La neurosis de guerra tuvo un fuerte impacto en la psiquiatría de la época. No solo se enviaron psiquiatras al frente y se realizaron terapias (algunas tan polémicas como el electroshock), en otras ocasiones era el soldado el que volvía a casa para que pudiera descansar y se recuperase. Después, como es lógico, debía volver al campo de batalla.
Uno de los trastornos más típicos fue la llamada 'mirada de los mil metros': los soldados fijaban la mirada en una distancia lejana y la dejaban perdida
El uso de los gases tóxicos y el estrés que producía una nueva guerra en la que debía esperarse agazapado al enemigo provocó distintos trastornos: pérdida del habla, espasmos continuos, imposibilidad de mantenerse en pie o miradas vacías. A esto último se lo denominó la 'mirada de los mil metros': característica común del estrés postraumático, cuando los soldados fijaban la mirada en una distancia lejana y la dejaban perdida.
En un principio se creyó que se debía al ruido de las explosiones o a la fatiga de la propia guerra, pero conforme esta continuaba e incluso cuando terminó los síntomas no se redujeron sino que se mantuvieron o incluso empeoraron. En aquella época se consideró que estos síntomas estaban sumamente relacionados con la cobardía y la falta de patriotismo.

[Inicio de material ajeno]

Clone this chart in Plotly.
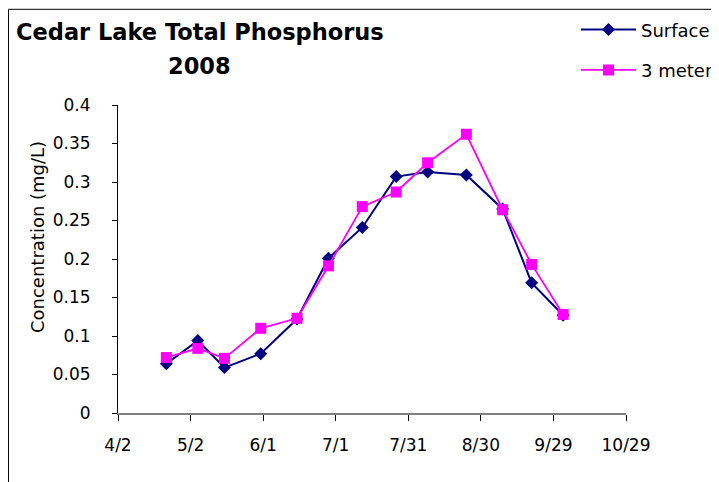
import plotly.graph_objects as go

# sampling dates, 2008
dates = ['2008-04-22', '2008-05-05', '2008-05-16', '2008-05-31', '2008-06-15',
         '2008-06-28', '2008-07-12', '2008-07-26', '2008-08-08', '2008-08-24',
         '2008-09-08', '2008-09-20', '2008-10-03']

surface = [0.064, 0.094, 0.059, 0.077, 0.122, 0.201, 0.241,
           0.307, 0.313, 0.309, 0.265, 0.169, 0.127]
three_m = [0.072, 0.084, 0.071, 0.110, 0.123, 0.191, 0.268,
           0.287, 0.325, 0.362, 0.264, 0.193, 0.128]

x_ticks = ['2008-04-02', '2008-05-02', '2008-06-01', '2008-07-01',
           '2008-07-31', '2008-08-30', '2008-09-29', '2008-10-29']
x_labels = ['4/2', '5/2', '6/1', '7/1', '7/31', '8/30', '9/29', '10/29']
y_ticks = [0, 0.05, 0.1, 0.15, 0.2, 0.25, 0.3, 0.35, 0.4]
y_labels = ['0', '0.05', '0.1', '0.15', '0.2', '0.25', '0.3', '0.35', '0.4']

FONT = 'DejaVu Sans'

fig = go.Figure()
fig.add_trace(go.Scatter(
    x=dates, y=surface, name='Surface', mode='lines+markers', legendgroup='a',
    line=dict(color='#000080', width=2),
    marker=dict(symbol='diamond', size=10, color='#000080')))
fig.add_trace(go.Scatter(
    x=dates, y=three_m, name='3 meters', mode='lines+markers', legendgroup='b',
    line=dict(color='#FF00FF', width=1.8),
    marker=dict(symbol='square', size=11, color='#FF00FF')))

# page body has an 8px margin, so the figure is 8px smaller and shifted
fig.update_layout(
    width=711, height=474,
    margin=dict(l=110, r=93, t=97, b=69, autoexpand=False),
    paper_bgcolor='white', plot_bgcolor='white',
    font=dict(family=FONT, size=17, color='black'),
    showlegend=True,
    legend=dict(x=0.9016, y=1.304, xanchor='left', yanchor='top',
                font=dict(size=18), tracegroupgap=14, itemwidth=55,
                bgcolor='rgba(0,0,0,0)'),
    xaxis=dict(type='date', range=['2008-04-02', '2008-10-29'],
               tickvals=x_ticks, ticktext=x_labels,
               showgrid=False, zeroline=False,
               showline=True, linecolor='#808080', linewidth=2,
               ticks='outside', ticklen=6, tickcolor='black', tickwidth=1,
               ticklabelstandoff=10),
    yaxis=dict(range=[0, 0.4], tickvals=y_ticks, ticktext=y_labels,
               showgrid=False, zeroline=False,
               showline=True, linecolor='black', linewidth=1,
               ticks='outside', ticklen=5, tickcolor='black',
               ticklabelstandoff=18),
    shapes=[dict(type='rect', xref='paper', yref='paper',
                 x0=-0.2156, x1=1.5, y0=-0.5, y1=1.3107,
                 line=dict(color='black', width=1))],
    annotations=[
        dict(text='<b>Cedar Lake Total Phosphorus</b>', xref='paper', yref='paper',
             x=0.1614, y=1.238, xanchor='center', yanchor='middle',
             showarrow=False, font=dict(size=22.5)),
        dict(text='<b>2008</b>', xref='paper', yref='paper',
             x=0.1614, y=1.127, xanchor='center', yanchor='middle',
             showarrow=False, font=dict(size=22.5)),
        dict(text='Concentration (mg/L)', xref='paper', yref='paper',
             x=-0.1594, y=0.5714, xanchor='center', yanchor='middle',
             textangle=-90, showarrow=False, font=dict(size=18)),
    ],
)

fig.write_html('out.html')
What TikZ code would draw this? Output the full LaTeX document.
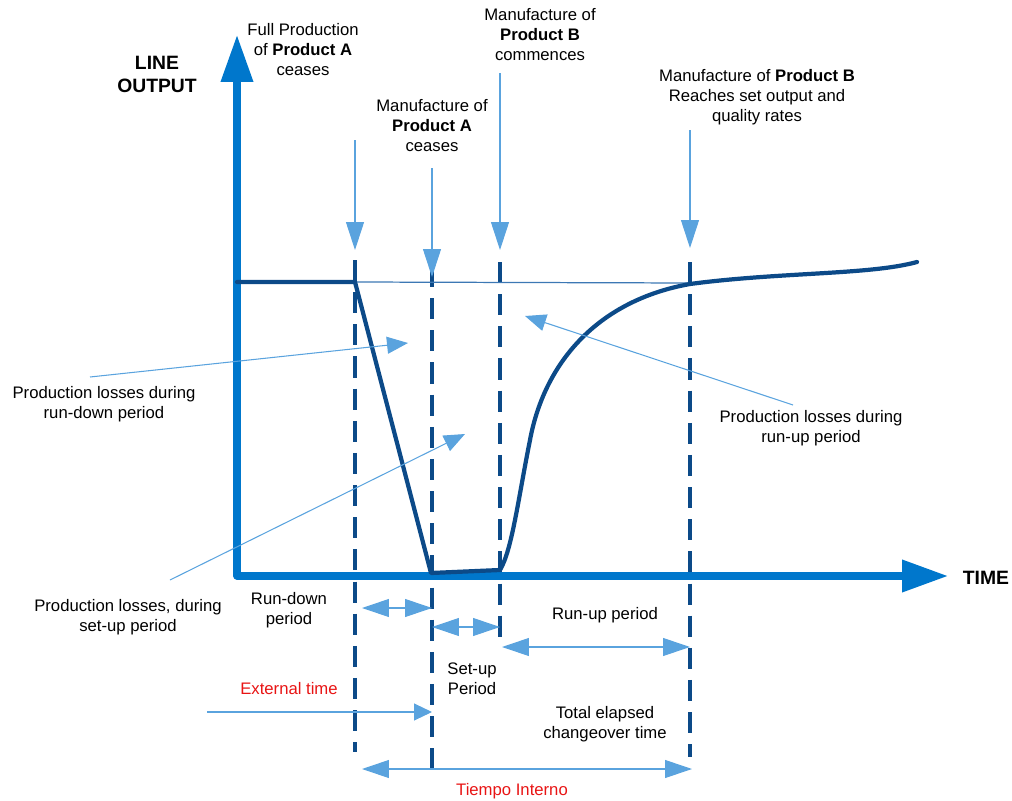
\documentclass[tikz,border=0pt]{standalone}
\usepackage{fontspec}
\setmainfont{Liberation Sans}
\usetikzlibrary{arrows.meta}
\definecolor{axisblue}{RGB}{0,119,204}
\definecolor{darkblue}{RGB}{12,74,136}
\definecolor{lightblue}{RGB}{90,163,222}
\definecolor{refblue}{RGB}{60,120,180}
\definecolor{lblred}{RGB}{232,20,20}
\begin{document}
\begin{tikzpicture}[x=0.02cm,y=-0.02cm,
  font=\fontsize{9.5}{11.4}\selectfont,
  lbl/.style={align=center, inner sep=0pt, text=black},
  redlbl/.style={align=center, inner sep=0pt, text=lblred},
  axisline/.style={axisblue, line width=4pt, line join=round,
    {Triangle[length=0.94cm,width=0.62cm]}-{Triangle[length=0.92cm,width=0.62cm]}},
  outline/.style={darkblue, line width=2.4pt, line join=round, line cap=round},
  refline/.style={refblue, line width=0.7pt},
  vdash/.style={darkblue, line width=2.1pt, dash pattern=on 12pt off 6.3pt},
  pointer/.style={lightblue, line width=0.6pt, -{Triangle[length=0.56cm,width=0.36cm]}},
  leader/.style={lightblue, line width=0.6pt, -{Triangle[length=0.42cm,width=0.34cm]}},
  extarrow/.style={lightblue, line width=0.6pt, -{Triangle[length=0.36cm,width=0.34cm]}},
  period/.style={lightblue, line width=0.6pt,
    {Triangle[length=0.54cm,width=0.36cm]}-{Triangle[length=0.54cm,width=0.36cm]}},
]
\useasboundingbox (0,0) rectangle (1012,801);

% key coordinates
\coordinate (ytip) at (237,35);
\coordinate (orig) at (237,576);
\coordinate (xtip) at (948,576);
\coordinate (a0) at (237,282);
\coordinate (a1) at (355,282);
\coordinate (a2) at (431,573);
\coordinate (a3) at (500,570);
\coordinate (a4) at (530,440);
\coordinate (a5) at (690,284);
\coordinate (a6) at (917,262);
\coordinate (r1) at (690,283);

% dashed verticals
\coordinate (d1t) at (355,260); \coordinate (d1b) at (355,752);
\coordinate (d2t) at (432,266); \coordinate (d2b) at (432,770);
\coordinate (d3t) at (500,262); \coordinate (d3b) at (500,637);
\coordinate (d4t) at (690,262); \coordinate (d4b) at (690,757);
\draw[vdash] (d1t) -- (d1b);
\draw[vdash] (d2t) -- (d2b);
\draw[vdash] (d3t) -- (d3b);
\draw[vdash] (d4t) -- (d4b);

% reference level line
\draw[refline] (a1) -- (r1);

% axes
\draw[axisline] (ytip) -- (orig) -- (xtip);

% output curve
\draw[outline] (a0) -- (a1) -- (a2) -- (a3)
  .. controls (512,550) and (518,500) .. (a4)
  .. controls (545,360) and (600,300) .. (a5)
  .. controls (780,272) and (870,275) .. (a6);

% axis labels
\node[lbl, font=\bfseries\fontsize{11}{13.1}\selectfont] (ylab) at (157,74) {LINE\\OUTPUT};
\node[lbl, font=\bfseries\fontsize{11}{13.1}\selectfont] (xlab) at (986,578) {TIME};

% top event labels
\node[lbl] (evA) at (303,50) {Full Production\\of \textbf{Product A}\\ceases};
\node[lbl] (evB) at (432,126) {Manufacture of\\\textbf{Product A}\\ceases};
\node[lbl] (evC) at (540,35) {Manufacture of\\\textbf{Product B}\\commences};
\node[lbl] (evD) at (757,97) {Manufacture of \textbf{Product B}\\Reaches set output and\\quality rates};

% pointer arrows
\coordinate (p1s) at (355,140); \coordinate (p1e) at (355,250);
\coordinate (p2s) at (432,168); \coordinate (p2e) at (432,277);
\coordinate (p3s) at (500,73);  \coordinate (p3e) at (500,250);
\coordinate (p4s) at (690,130); \coordinate (p4e) at (690,248);
\draw[pointer] (p1s) -- (p1e);
\draw[pointer] (p2s) -- (p2e);
\draw[pointer] (p3s) -- (p3e);
\draw[pointer] (p4s) -- (p4e);

% losses labels and leaders
\node[lbl] (lossRD) at (104,404) {Production losses during\\run-down period};
\node[lbl] (lossSU) at (128,617) {Production losses, during\\set-up period};
\node[lbl] (lossRU) at (811,428) {Production losses during\\run-up period};
\coordinate (l1s) at (90,377);  \coordinate (l1e) at (408,343);
\coordinate (l2s) at (170,580); \coordinate (l2e) at (465,434);
\coordinate (l3s) at (793,405); \coordinate (l3e) at (525,316);
\draw[leader] (l1s) -- (l1e);
\draw[leader] (l2s) -- (l2e);
\draw[leader] (l3s) -- (l3e);

% period labels
\node[lbl] (rdl) at (289,610) {Run-down\\period};
\node[lbl] (sul) at (472,679) {Set-up\\Period};
\node[lbl] (rul) at (605,615) {Run-up period};
\node[lbl] (tot) at (605,724) {Total elapsed\\changeover time};
\node[redlbl] (ext) at (289,689) {External time};
\node[redlbl] (tin) at (512,791) {Tiempo Interno};

% period arrows
\coordinate (rd1) at (362,608); \coordinate (rd2) at (432,608);
\coordinate (su1) at (432,627); \coordinate (su2) at (500,627);
\coordinate (ru1) at (502,647); \coordinate (ru2) at (690,647);
\coordinate (ti1) at (362,769); \coordinate (ti2) at (692,769);
\coordinate (ex1) at (207,712); \coordinate (ex2) at (432,712);
\draw[period] (rd1) -- (rd2);
\draw[period] (su1) -- (su2);
\draw[period] (ru1) -- (ru2);
\draw[period] (ti1) -- (ti2);
\draw[extarrow] (ex1) -- (ex2);
\end{tikzpicture}
\end{document}
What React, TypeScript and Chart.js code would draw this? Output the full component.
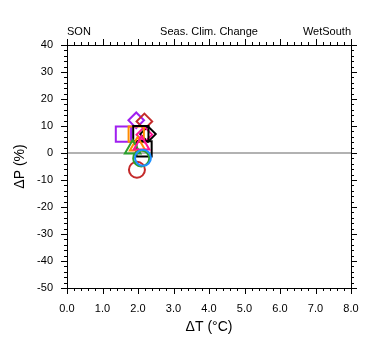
import React, { useEffect, useRef } from "react";
import { Chart, registerables } from "chart.js";

Chart.register(...registerables);

// ---- Data (ΔT in °C, ΔP in %) ----
const circleDT = [1.97, 2.09, 2.14];
const circleDP = [-6.2, -2.0, -1.8];
const circleColors = ["#c42a2a", "#2ca02c", "#1e90ff"];

const squareDT = [1.59, 1.95, 2.08, 2.17];
const squareDP = [7.0, 7.0, 7.2, 1.5];
const squareColors = ["#a020f0", "#ff8c00", "#000000", "#000000"];

const diamondDT = [1.95, 2.18, 2.28, 2.18];
const diamondDP = [12.1, 11.7, 7.0, 6.8];
const diamondColors = ["#a020f0", "#c42a2a", "#000000", "#ff1493"];

const triangleDT = [1.99, 1.85, 2.1];
const triangleDP = [2.6, 1.5, 3.0];
const triangleColors = ["#ff8c00", "#2ca02c", "#ff1493"];

const xTickLabels = ["0.0", "1.0", "2.0", "3.0", "4.0", "5.0", "6.0", "7.0", "8.0"];
const yTickValues = [-50, -40, -30, -20, -10, 0, 10, 20, 30, 40];

const leftText = "SON";
const centerText = "Seas. Clim. Change";
const rightText = "WetSouth";
const xTitle = "ΔT (°C)";
const yTitle = "ΔP (%)";

const FONT = '"Liberation Sans", Arial, Helvetica, sans-serif';

const toPts = (xs: number[], ys: number[]) => xs.map((x, i) => ({ x, y: ys[i] }));

const framePlugin = {
  id: "frame",
  beforeDatasetsDraw(chart: any) {
    const { ctx, chartArea } = chart;
    const ys = chart.scales.y;
    const y0 = ys.getPixelForValue(0);
    ctx.save();
    ctx.strokeStyle = "#999999";
    ctx.lineWidth = 1.5;
    ctx.beginPath();
    ctx.moveTo(chartArea.left, y0);
    ctx.lineTo(chartArea.right, y0);
    ctx.stroke();
    ctx.restore();
  },
  afterDraw(chart: any) {
    const { ctx, chartArea } = chart;
    const { left, right, top, bottom } = chartArea;
    const xs = chart.scales.x;
    const ys = chart.scales.y;
    ctx.save();
    ctx.strokeStyle = "#000";
    ctx.lineWidth = 1;
    ctx.strokeRect(Math.round(left) + 0.5, Math.round(top) + 0.5, Math.round(right - left), Math.round(bottom - top));
    ctx.beginPath();
    for (let i = 0; i <= 40; i++) {
      const v = i * 0.2;
      const px = Math.round(xs.getPixelForValue(v)) + 0.5;
      const len = i % 5 === 0 ? 6 : 3;
      ctx.moveTo(px, bottom);
      ctx.lineTo(px, bottom + len);
      ctx.moveTo(px, top);
      ctx.lineTo(px, top - len);
    }
    for (let i = 0; i <= 45; i++) {
      const v = -50 + i * 2;
      const py = Math.round(ys.getPixelForValue(v)) + 0.5;
      const len = i % 5 === 0 ? 6 : 3;
      ctx.moveTo(left, py);
      ctx.lineTo(left - len, py);
      ctx.moveTo(right, py);
      ctx.lineTo(right + len, py);
    }
    ctx.stroke();

    ctx.fillStyle = "#000";
    ctx.font = `11px ${FONT}`;
    ctx.textBaseline = "alphabetic";
    ctx.textAlign = "left";
    ctx.fillText(leftText, left, top - 10);
    ctx.textAlign = "center";
    ctx.fillText(centerText, (left + right) / 2, top - 10);
    ctx.textAlign = "right";
    ctx.fillText(rightText, right, top - 10);

    ctx.font = `14px ${FONT}`;
    ctx.textAlign = "center";
    ctx.textBaseline = "middle";
    ctx.fillText(xTitle, (left + right) / 2, 327);
    ctx.save();
    ctx.translate(20, (top + bottom) / 2);
    ctx.rotate(-Math.PI / 2);
    ctx.fillText(yTitle, 0, 0);
    ctx.restore();
    ctx.restore();
  },
};

export default function App() {
  const ref = useRef<HTMLCanvasElement | null>(null);
  useEffect(() => {
    if (!ref.current) return;
    const common = { backgroundColor: "rgba(0,0,0,0)", pointBackgroundColor: "rgba(0,0,0,0)", borderWidth: 2, pointBorderWidth: 2, showLine: false };
    const chart = new Chart(ref.current, {
      type: "scatter",
      data: {
        datasets: [
          { ...common, data: toPts(circleDT, circleDP), pointStyle: "circle", pointRadius: 8, pointBorderColor: circleColors, borderColor: circleColors },
          { ...common, data: toPts(triangleDT, triangleDP), pointStyle: "triangle", pointRadius: 9, pointBorderColor: triangleColors, borderColor: triangleColors },
          { ...common, data: toPts(squareDT, squareDP), pointStyle: "rect", pointRadius: 10.8, pointBorderColor: squareColors, borderColor: squareColors },
          { ...common, data: toPts(diamondDT, diamondDP), pointStyle: "rectRot", pointRadius: 7.8, pointBorderColor: diamondColors, borderColor: diamondColors },
        ],
      } as any,
      options: {
        animation: false,
        responsive: true,
        maintainAspectRatio: false,
        layout: { padding: { left: 0, top: 45, right: 29, bottom: 0 } },
        plugins: { legend: { display: false }, tooltip: { enabled: false }, title: { display: false } },
        scales: {
          x: {
            type: "linear",
            min: 0,
            max: 8,
            afterFit: (s: any) => { s.height = 67; },
            afterBuildTicks: (s: any) => { s.ticks = xTickLabels.map((t) => ({ value: parseFloat(t) })); },
            grid: { display: false, drawTicks: false },
            border: { display: false },
            ticks: {
              autoSkip: false,
              maxRotation: 0,
              padding: 14,
              color: "#000",
              font: { family: FONT, size: 11 },
              callback: (v: any) => Number(v).toFixed(1),
            },
          },
          y: {
            type: "linear",
            min: -50,
            max: 40,
            afterFit: (s: any) => { s.width = 67; },
            afterBuildTicks: (s: any) => { s.ticks = yTickValues.map((v) => ({ value: v })); },
            grid: { display: false, drawTicks: false },
            border: { display: false },
            ticks: {
              autoSkip: false,
              padding: 14,
              color: "#000",
              font: { family: FONT, size: 11 },
              callback: (v: any) => String(v),
            },
          },
        },
      } as any,
      plugins: [framePlugin],
    });
    return () => chart.destroy();
  }, []);
  return (
    <div style={{ position: "fixed", left: 0, top: 0, width: 380, height: 355, background: "#fff" }}>
      <canvas ref={ref} />
    </div>
  );
}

Cuando volvieron del conflicto, las calles se llenaron de mutilados, y estos soldados que habían luchado por su país fueron rechazados por la sociedad.
En aquella época se consideró que estos síntomas estaban sumamente relacionados con la cobardía y la falta de patriotismo
El último poema del austríaco George Trakl define muy bien aquella época de locura y barbarie que ha quedado sumergida en el olvido de la memoria, con la llegada de otras: Al atardecer resuenan los bosques otoñales/ con las armas mortíferas, también las llanuras doradas/ y los lagos azules, el sol allá arriba /se torna sombrío, la noche cubre/ a los soldados moribundos, el grito salvaje/ de sus bocas destrozadas.
George Trakl
La guerra provocó en Trakl una crisis nerviosa y acabó suicidándose el 3 de noviembre de 1914 por una sobredosis de cocaína. Sus alegorías pesimistas parecen el preludio de lo que estaba por venir a una generación entera de jóvenes inocentes y valerosos.
Una guerra que no fue tan destructiva como la segunda pero que dejo una huella irreparable en todos aquellos que entraron en ella. Que dios los lleve en su gloria.